Crowdsourcing2

LSE is beginning a project in collaboration with Democratic Audit  to draft a new constitution for the UK by “crowdsourcing”, and last night’s launch event was fascinating and fun, as you’d expect with Professor Conor Gearty leading the discussion. David Blunkett MP called Gearty “LSE’s Bob Monkhouse”, an affectionately rude way of acknowledging Gearty’s wit and way with an audience. He’s a great communicator on law so if you can hear him speak, you should.

He began by asking what values were missing from the British constitution now – collective rights and something called universalism were suggestions from the audience – and suggested that long-termism might be the biggest gap, with our current political system focused on the short term. The evening was a mix of discussion of that sort (what John Strafford, who was in the audience, called “academic froth”), short contributions from the panel and interactive voting on issues like Does everyone deserve to be treated equally? Initially, 70% of the audience agreed they did, but after a short discussion – Carol Harlow saying it depended whether we meant equal treatment in terms of money, or procedures, or in court, and David Blunkett suggesting people should not gain access on equal terms with others to entitlements they hadn’t earned equally – that share went down to only 46%. Writing a constitution would be “damned hard”, David Blunkett commented.

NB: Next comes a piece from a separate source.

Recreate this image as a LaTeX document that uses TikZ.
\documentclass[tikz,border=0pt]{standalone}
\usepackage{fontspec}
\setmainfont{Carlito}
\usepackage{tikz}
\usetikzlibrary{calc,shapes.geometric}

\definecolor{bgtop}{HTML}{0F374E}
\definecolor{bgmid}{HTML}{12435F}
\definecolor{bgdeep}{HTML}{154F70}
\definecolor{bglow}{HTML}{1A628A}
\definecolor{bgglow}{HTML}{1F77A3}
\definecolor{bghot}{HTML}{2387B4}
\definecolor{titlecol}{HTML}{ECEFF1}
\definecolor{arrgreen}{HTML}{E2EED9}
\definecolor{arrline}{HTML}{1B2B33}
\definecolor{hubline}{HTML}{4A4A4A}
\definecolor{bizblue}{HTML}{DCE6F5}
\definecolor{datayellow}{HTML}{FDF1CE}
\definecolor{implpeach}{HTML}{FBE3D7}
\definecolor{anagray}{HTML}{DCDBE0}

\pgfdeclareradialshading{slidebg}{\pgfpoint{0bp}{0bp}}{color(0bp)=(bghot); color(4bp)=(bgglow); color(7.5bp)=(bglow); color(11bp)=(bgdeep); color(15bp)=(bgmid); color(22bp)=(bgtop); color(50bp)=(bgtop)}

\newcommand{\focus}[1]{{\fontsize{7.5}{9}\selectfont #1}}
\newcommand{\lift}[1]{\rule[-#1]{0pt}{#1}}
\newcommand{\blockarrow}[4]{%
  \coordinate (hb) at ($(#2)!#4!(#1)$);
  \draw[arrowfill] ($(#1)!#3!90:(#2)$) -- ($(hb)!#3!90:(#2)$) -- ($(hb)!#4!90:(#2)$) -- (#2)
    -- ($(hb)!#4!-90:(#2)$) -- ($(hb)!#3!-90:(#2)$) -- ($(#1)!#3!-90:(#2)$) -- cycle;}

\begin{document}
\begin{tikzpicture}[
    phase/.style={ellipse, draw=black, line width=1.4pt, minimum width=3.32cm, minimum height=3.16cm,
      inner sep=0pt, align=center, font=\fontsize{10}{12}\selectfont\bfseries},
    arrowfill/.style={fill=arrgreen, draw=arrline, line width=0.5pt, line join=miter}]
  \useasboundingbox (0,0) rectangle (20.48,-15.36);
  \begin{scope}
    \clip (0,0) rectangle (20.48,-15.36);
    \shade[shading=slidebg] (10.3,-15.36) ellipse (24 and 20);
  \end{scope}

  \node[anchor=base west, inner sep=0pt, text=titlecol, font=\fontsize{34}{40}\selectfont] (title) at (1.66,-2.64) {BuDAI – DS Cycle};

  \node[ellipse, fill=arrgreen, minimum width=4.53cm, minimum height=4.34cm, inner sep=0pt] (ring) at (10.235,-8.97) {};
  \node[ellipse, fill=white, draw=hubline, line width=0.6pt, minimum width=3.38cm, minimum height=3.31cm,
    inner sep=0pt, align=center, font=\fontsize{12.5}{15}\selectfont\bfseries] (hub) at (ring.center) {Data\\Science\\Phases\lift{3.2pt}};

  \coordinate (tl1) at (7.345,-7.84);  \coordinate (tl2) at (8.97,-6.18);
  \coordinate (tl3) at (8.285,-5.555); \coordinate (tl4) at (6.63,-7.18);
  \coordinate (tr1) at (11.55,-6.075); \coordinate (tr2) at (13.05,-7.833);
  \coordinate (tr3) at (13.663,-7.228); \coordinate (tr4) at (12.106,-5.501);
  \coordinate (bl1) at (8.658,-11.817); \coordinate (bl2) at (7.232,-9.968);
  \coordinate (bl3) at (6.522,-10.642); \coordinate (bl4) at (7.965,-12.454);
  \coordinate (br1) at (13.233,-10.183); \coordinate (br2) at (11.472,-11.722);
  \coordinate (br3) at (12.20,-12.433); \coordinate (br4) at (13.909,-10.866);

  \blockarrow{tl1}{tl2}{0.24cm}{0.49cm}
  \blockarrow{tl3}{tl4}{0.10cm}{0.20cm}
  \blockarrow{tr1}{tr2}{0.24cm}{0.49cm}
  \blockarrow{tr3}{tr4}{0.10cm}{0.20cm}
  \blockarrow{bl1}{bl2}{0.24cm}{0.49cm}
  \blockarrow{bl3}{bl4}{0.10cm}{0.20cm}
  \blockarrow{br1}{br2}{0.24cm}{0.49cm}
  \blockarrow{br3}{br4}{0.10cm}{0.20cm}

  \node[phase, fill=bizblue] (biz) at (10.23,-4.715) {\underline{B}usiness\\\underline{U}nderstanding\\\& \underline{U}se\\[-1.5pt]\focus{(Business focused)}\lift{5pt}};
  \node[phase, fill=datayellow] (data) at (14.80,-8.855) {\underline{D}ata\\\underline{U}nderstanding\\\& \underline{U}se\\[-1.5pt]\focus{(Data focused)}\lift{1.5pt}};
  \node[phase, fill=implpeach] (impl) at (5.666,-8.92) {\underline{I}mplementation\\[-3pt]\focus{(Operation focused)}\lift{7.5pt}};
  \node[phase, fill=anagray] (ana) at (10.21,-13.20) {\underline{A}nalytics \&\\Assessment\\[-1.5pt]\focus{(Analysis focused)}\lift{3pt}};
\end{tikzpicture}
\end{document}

Blunkett was the first panelist to present an argument, in his case that the right to state protection was fundamental. This is an interesting idea, familiar in one form but I think perfectly reasonably cast in terms of rights. The state, on this approach, cannot simply focus on the rights of, say, Abu Qatada, but must balance them against the rights of those who need protection from him. Blunkett made clear he’s well aware of his red-toothed reputation as Home Secretary, and emphasised repeatedly the need for constitutional protection to come through the democratic process rather then by courts, but he had some kind words for lawyers:

People like me have got so aggravated with lawyers, we’ve forgotten they are actually essential.

Two thirds of the audience agreed that the state should guarantee a minimum standard of living, and that vote remained solid in spite of powerful points made by Carol Harlow, who said she thought such social guarantees should be a matter of law and policy, and that the state

should just be getting on with that, not worrying about whether it’s in the constitution

and by Dr Lea Ypi, who said questions of distributive justice like this cannot be considered apart from the property system in a society.

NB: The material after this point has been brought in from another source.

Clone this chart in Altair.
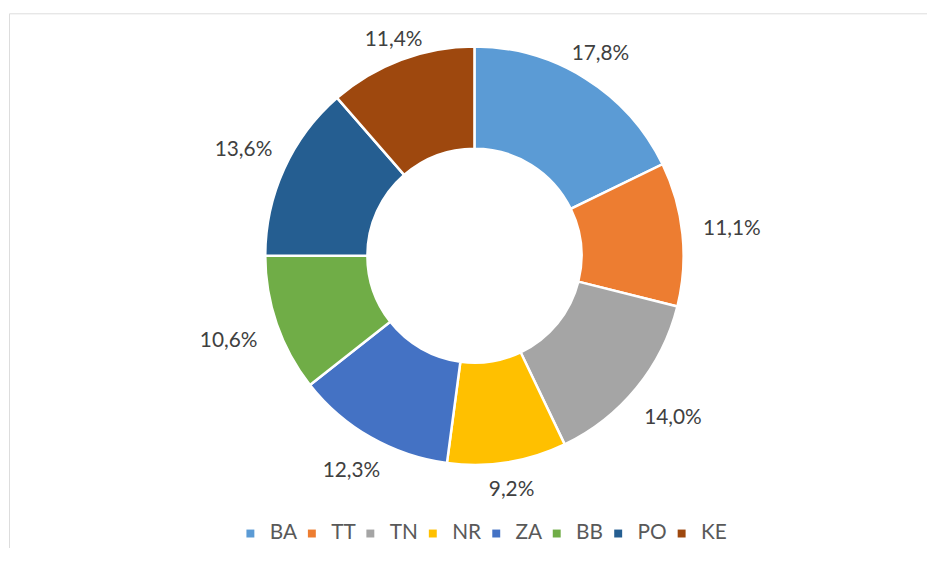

Carol Harlow made the case against a written constitution in principle. Constitutions tend to be deliberately antidemocratic, she said: they’re

for the people but not by the people

her prime example being the ill-fated “European Constitution”. This is not a “constitutional moment” for us, she said, in which we needed to mark a fresh start. Our current institutions are stable and well embedded, and their flexibility is an advantage right now since we don’t know where the next few years will take us, with one referendum certain to take place in Scotland and another, about the EU, possible in a few years. The wrong things tend to get into constitutions, she argued – like the right to bear arms – and the right things get left out, so that for instance the courts in American ended up being a barrier to abolishing slavery and to women’s rights. Finally, she said written constitutions shift power unacceptably towards judges. while she admires the German Constitutional Court, she would not want the UK to have a constitutional court of that sort.

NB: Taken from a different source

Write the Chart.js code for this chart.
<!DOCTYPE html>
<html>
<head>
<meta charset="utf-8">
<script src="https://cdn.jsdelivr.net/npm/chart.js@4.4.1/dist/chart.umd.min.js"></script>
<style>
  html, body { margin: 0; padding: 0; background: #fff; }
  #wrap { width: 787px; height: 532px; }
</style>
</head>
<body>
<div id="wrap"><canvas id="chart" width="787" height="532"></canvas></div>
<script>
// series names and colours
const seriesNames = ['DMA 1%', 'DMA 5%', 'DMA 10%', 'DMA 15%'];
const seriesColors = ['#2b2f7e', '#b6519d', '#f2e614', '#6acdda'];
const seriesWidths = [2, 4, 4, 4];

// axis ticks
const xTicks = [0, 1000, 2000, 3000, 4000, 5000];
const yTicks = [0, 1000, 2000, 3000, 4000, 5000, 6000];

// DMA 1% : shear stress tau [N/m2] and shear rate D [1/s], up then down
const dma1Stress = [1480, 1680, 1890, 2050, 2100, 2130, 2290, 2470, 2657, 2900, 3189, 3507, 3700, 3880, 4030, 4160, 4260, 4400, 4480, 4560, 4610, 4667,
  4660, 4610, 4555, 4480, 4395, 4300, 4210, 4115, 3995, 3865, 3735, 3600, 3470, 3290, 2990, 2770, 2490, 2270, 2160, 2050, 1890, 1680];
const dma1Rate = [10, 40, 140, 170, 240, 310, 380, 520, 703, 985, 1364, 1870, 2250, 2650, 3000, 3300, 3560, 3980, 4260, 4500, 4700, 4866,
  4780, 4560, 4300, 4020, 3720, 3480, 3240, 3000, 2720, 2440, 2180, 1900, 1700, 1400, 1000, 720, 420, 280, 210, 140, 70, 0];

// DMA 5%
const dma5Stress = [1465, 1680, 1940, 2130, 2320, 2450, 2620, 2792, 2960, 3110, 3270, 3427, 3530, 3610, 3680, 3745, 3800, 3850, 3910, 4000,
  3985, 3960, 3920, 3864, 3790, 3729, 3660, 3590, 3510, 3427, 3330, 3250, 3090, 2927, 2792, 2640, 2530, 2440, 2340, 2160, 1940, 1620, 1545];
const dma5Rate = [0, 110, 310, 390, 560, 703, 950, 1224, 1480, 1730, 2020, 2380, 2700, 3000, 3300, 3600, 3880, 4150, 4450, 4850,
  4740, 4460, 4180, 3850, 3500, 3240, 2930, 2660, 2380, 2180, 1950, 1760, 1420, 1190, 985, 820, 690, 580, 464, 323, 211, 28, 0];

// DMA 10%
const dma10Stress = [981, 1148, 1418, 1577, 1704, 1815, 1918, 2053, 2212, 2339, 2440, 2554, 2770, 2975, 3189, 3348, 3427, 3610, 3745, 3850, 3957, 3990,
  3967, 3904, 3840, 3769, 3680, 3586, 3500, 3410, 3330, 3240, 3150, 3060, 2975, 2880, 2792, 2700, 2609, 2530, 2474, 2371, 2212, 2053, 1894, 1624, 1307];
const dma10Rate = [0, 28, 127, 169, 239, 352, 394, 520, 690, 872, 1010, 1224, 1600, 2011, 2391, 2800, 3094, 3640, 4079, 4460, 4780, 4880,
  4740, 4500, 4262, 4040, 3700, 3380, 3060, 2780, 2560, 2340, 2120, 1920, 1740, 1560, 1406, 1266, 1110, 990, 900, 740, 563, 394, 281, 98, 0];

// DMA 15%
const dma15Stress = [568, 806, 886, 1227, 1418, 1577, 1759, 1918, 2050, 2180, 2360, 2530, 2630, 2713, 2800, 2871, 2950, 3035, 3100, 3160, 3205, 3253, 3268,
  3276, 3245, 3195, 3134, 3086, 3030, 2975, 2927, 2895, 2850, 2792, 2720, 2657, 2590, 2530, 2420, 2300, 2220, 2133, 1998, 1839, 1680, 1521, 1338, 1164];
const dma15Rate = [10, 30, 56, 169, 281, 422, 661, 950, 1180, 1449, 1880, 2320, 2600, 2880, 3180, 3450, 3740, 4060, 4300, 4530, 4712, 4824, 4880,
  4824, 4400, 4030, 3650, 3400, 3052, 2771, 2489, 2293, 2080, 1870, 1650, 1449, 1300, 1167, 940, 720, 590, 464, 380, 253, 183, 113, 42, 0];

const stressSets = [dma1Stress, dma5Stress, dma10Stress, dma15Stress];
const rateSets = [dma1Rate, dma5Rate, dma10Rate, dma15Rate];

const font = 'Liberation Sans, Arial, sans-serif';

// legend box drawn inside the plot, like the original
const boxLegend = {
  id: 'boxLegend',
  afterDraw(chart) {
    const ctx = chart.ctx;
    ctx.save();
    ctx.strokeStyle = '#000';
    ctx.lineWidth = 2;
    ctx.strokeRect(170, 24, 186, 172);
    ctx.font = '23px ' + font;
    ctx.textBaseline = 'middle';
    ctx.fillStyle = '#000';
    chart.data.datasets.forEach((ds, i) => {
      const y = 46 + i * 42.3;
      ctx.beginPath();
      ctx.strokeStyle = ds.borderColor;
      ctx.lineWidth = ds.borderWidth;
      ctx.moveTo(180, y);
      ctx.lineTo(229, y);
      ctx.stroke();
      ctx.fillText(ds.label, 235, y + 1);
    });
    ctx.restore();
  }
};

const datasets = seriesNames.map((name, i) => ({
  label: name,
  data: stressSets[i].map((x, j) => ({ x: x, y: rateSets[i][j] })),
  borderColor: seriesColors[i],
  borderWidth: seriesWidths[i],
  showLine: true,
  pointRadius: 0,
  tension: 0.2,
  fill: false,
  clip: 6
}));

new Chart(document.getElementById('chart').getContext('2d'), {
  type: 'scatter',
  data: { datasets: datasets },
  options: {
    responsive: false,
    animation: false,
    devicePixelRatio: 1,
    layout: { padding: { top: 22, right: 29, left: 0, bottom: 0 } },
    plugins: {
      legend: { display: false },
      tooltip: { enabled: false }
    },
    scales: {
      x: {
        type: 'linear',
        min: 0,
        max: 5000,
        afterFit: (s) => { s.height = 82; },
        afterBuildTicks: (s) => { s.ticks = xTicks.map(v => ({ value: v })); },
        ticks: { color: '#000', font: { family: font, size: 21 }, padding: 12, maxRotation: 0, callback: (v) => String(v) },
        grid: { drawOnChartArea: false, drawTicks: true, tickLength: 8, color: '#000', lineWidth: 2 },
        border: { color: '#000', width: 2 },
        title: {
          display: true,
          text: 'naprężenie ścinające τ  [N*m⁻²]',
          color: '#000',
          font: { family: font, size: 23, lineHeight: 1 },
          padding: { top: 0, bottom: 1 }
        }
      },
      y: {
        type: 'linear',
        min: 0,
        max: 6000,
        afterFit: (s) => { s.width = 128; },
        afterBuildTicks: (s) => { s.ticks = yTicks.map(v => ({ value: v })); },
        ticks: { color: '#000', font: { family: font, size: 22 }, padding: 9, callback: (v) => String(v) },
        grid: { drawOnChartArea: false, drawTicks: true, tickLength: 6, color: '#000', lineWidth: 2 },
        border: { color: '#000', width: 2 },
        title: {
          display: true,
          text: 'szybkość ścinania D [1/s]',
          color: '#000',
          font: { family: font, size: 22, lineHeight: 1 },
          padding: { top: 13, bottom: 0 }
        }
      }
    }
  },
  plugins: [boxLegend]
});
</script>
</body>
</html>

Richard Gordon QC argued for a written constitution, saying he’d written his draft, in his book Repairing British Politics, in “white heat” following the 2009 MPs’ expenses crisis, which had got him interested in politics for really the first time. He compared Parliamentary sovereignty, the keystone of the unwritten constitution we have, to papal infallibility, calling it

a giant confidence trick.

He said he agreed with much of what Carol Harlow had said except that whether the right or wrong things get into a constitution simply depends on how you draft it. Parliamentary sovereignty he said had

no respectable historical basis, and no respectable democratic basis

and it is, he said

a myth and an evil.

We have to get rid of it, he said, and the only way to do so is by means of a written constitution.

Lea Ypi said one of the critical questions is how a constitution that’s democratic at its origin can remain democratic by building in opportunities for political agency and for deliberative as well as representative governance. The points she made about process implied she felt the process of discussing a possible constitution was as important as any outcome.

Politics is always about elites and power

she said. It’s up to the people to use the processes open to them to effect change.

I was encouraged that others in the audience apart from me were resistant to a written constitution as a panacea for Britain: Tony Holland reminded us you can get rid of Parliament but not so easily of a constitutional court. But Richard Gordon fired back at naysayers, asking:

Who on earth voted for Parliamentary sovereignty?

Surprisingly enough the vote on a written constitution was a dead heat: 41% for, 41% against.

I’m firmly against a written constitution for Britain, but I think this is a brilliant project that’ll be interesting not just in terms of its product but because of what happens along the way. I encourage you to get involved.